Numerical investigation of the equilibrium Kauzmann transition in a two-dimensional atomistic glass (2507.03590v1)

Abstract: Dense liquids gradually transform into non-equilibrium amorphous solids as they pass through the experimental glass transition. Experimentally, ergodicity is lost because measurements are conducted within a finite time window. More than seventy years ago, Kauzmann posed a fundamental question: If experiments could run indefinitely, would there exist a critical temperature at which an ergodicity-breaking phase transition occurs? Random first-order transitions represent the modern theoretical framework for this idea, rigorously established in the mean-field limit of high-dimensional atomistic systems and several idealized physical models. However, achieving theoretical understanding in finite dimensions is challenging, while experimental and numerical limitations on accessible timescales hinder direct observation of the putative Kauzmann transition. Here, we overcome this longstanding barrier by developing a computational strategy that combines three advanced Monte Carlo methods to access the equilibrium thermodynamic properties of a two-dimensional atomistic glass-former down to zero temperature across a range of system sizes.

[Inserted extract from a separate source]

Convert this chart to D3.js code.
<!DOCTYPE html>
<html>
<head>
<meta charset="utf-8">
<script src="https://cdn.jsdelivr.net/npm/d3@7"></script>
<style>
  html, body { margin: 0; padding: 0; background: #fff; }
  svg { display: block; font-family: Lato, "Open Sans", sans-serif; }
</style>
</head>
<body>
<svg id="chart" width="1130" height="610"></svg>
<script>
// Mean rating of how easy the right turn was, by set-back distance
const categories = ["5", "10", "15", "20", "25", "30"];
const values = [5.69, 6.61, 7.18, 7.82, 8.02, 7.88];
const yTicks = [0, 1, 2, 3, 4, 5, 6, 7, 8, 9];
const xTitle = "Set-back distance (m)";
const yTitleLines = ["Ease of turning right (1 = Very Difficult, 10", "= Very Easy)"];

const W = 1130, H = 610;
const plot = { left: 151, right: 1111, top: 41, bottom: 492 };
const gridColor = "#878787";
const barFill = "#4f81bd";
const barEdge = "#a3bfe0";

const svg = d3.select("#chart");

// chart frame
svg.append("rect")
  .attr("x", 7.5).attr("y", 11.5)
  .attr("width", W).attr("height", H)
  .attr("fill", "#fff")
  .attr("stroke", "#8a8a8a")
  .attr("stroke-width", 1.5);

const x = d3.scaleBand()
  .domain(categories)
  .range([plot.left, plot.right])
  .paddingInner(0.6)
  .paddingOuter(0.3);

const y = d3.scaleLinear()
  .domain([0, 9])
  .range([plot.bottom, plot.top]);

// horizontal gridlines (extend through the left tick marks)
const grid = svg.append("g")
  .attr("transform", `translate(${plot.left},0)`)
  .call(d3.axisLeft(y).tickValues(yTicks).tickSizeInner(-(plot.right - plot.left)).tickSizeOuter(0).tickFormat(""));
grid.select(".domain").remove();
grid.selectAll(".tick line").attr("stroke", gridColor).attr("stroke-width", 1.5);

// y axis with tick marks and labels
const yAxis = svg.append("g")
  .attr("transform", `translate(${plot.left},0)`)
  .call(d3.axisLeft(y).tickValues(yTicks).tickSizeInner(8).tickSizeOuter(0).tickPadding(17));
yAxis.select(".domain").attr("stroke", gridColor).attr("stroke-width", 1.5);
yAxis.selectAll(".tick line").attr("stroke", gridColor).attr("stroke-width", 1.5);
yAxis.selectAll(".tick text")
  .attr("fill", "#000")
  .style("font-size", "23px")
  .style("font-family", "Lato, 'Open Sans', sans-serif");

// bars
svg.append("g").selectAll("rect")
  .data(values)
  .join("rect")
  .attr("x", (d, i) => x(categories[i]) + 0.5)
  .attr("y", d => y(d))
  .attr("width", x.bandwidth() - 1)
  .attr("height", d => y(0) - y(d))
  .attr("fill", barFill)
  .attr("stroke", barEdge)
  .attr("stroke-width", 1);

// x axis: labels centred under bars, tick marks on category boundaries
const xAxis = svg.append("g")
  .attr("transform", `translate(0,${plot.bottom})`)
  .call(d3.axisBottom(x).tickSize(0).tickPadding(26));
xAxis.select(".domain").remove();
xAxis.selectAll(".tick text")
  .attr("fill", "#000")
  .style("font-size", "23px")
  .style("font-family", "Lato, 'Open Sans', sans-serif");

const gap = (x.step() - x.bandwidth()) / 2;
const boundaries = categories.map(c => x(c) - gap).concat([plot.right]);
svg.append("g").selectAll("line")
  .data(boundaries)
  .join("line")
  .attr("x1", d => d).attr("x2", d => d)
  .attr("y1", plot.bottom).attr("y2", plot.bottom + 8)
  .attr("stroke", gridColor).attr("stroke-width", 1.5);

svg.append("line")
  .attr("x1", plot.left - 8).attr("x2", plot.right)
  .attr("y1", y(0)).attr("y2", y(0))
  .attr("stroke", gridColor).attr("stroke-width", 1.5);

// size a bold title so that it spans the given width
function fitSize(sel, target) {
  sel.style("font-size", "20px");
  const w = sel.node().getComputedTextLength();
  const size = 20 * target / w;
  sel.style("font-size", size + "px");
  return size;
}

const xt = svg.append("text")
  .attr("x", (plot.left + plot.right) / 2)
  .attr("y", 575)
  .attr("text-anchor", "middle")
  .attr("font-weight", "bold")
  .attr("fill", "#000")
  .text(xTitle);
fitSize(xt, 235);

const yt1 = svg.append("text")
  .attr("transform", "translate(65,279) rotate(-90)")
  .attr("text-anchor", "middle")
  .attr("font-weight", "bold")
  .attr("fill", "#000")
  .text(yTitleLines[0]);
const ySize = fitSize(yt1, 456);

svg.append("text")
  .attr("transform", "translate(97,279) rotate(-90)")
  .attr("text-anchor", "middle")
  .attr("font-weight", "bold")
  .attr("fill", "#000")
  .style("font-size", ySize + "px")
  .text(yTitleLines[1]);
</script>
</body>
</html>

This enables us to directly measure thermodynamic and structural observables that provide unambiguous evidence that the system undergoes a Kauzmann transition at a temperature that vanishes in the thermodynamic limit. This transition is towards an ideal glass state characterized by a complex energy landscape with a hierarchical organization of low-lying states. Our results are the first demonstration that computer simulations can fully probe the statistical mechanics of the bulk transition to a non-ergodic glass state. We anticipate that our study will serve as a foundation for future simulation work on larger systems, three-dimensional materials, and more complex glass-forming models to fully elucidate the nature of the glass state of matter.